WINOKUR, JAY, and WINSOR, JJ., CONCUR.

. In Conner v. State, 748 So.2d 950, 960 (Fla. 1999), the Florida Supreme Court held the hearsay exception for elderly adults, as applied to criminal cases, violated the federal Confrontation Clause.

. Section 90.803(24) was amended effective October 1, 2014 — -just weeks before the acts giving rise to this case. Before the amendment, the exception could apply even when the declarant testified — the statute required that "[t]he elderly person or disabled adult either: a. Testifies; or b. Is unavailable as a witness See Ch. 95-158, § 1, Laws of Fla. (emphasis added). However, "[i]or reasons that are unclear,” the Legislature decided "to delete the language stating that the exception was applicable if the declarant testified at trial.” Charles W, Ehrhardt, Florida Evidence § 803.24 (2016 ed.) (citing Ch. 2014-200, Laws of Fla.).
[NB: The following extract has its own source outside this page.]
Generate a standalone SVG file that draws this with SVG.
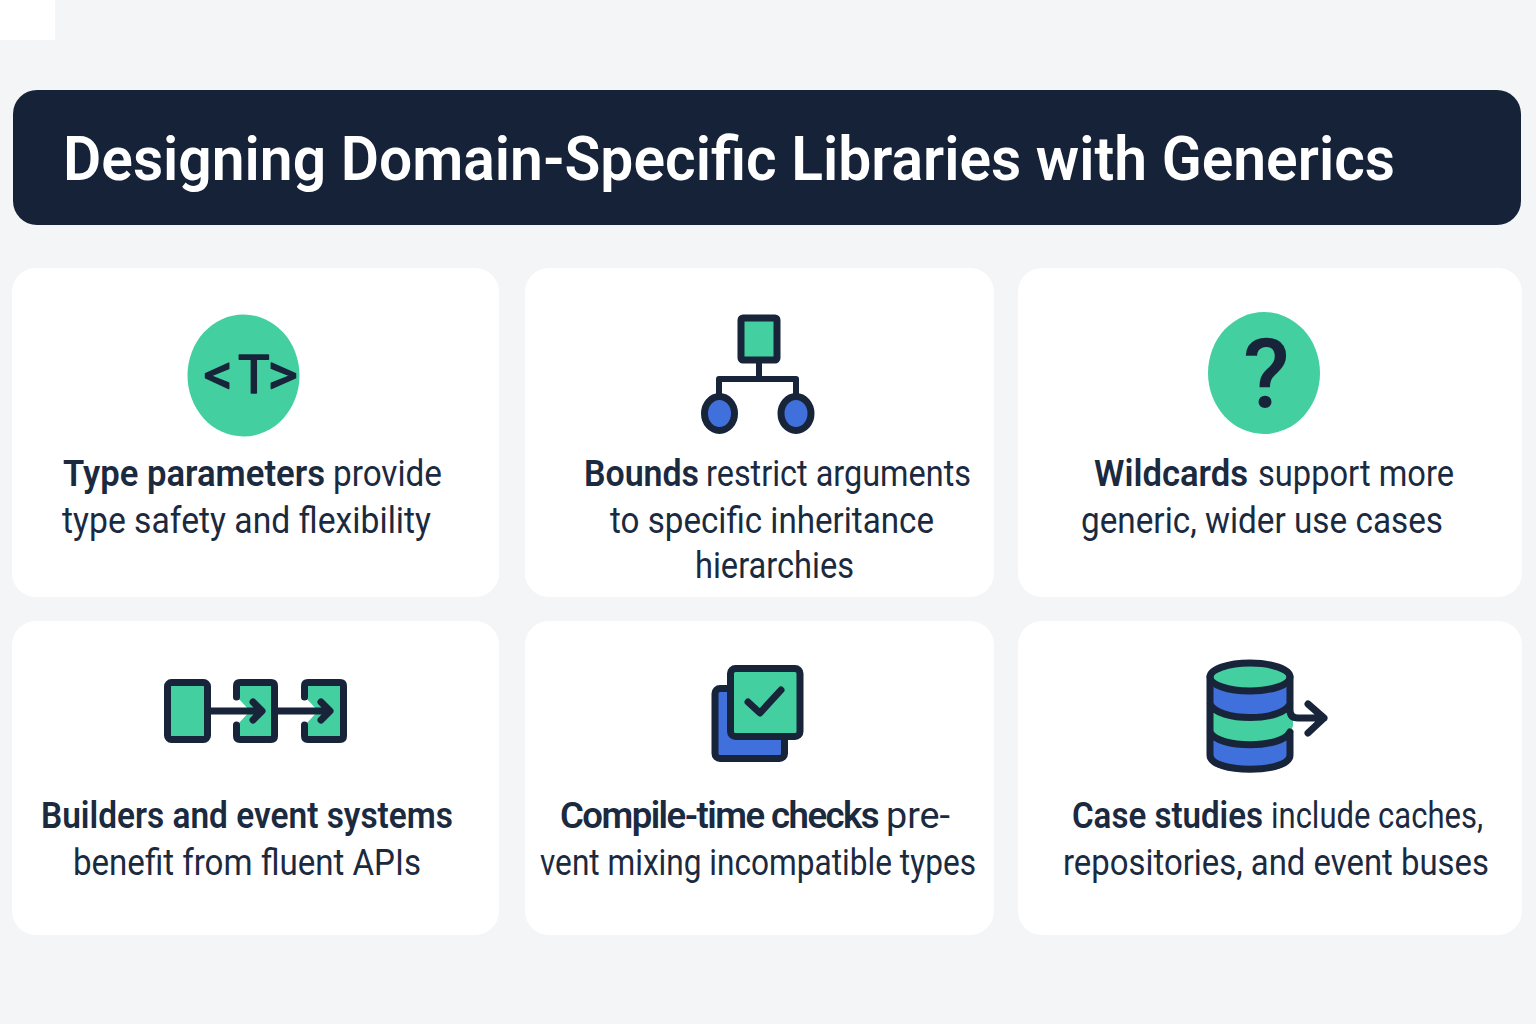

The result was an awkward presentation; an exception applicable only when the declarant is unavailable, residing in a section titled "Hearsay exceptions; availability of declarant immaterial.” Despite the misleading title, the text of the provision is clear: the statutory exception applies only if the declarant is unavailable as a witness.

. For instance, the State might have decided not to introduce the hearsay statements. Alternatively, the State might have elected not to call the victim as a witness and to seek a ruling that she was unavailable pursuant to section 90.803(24)(a)2.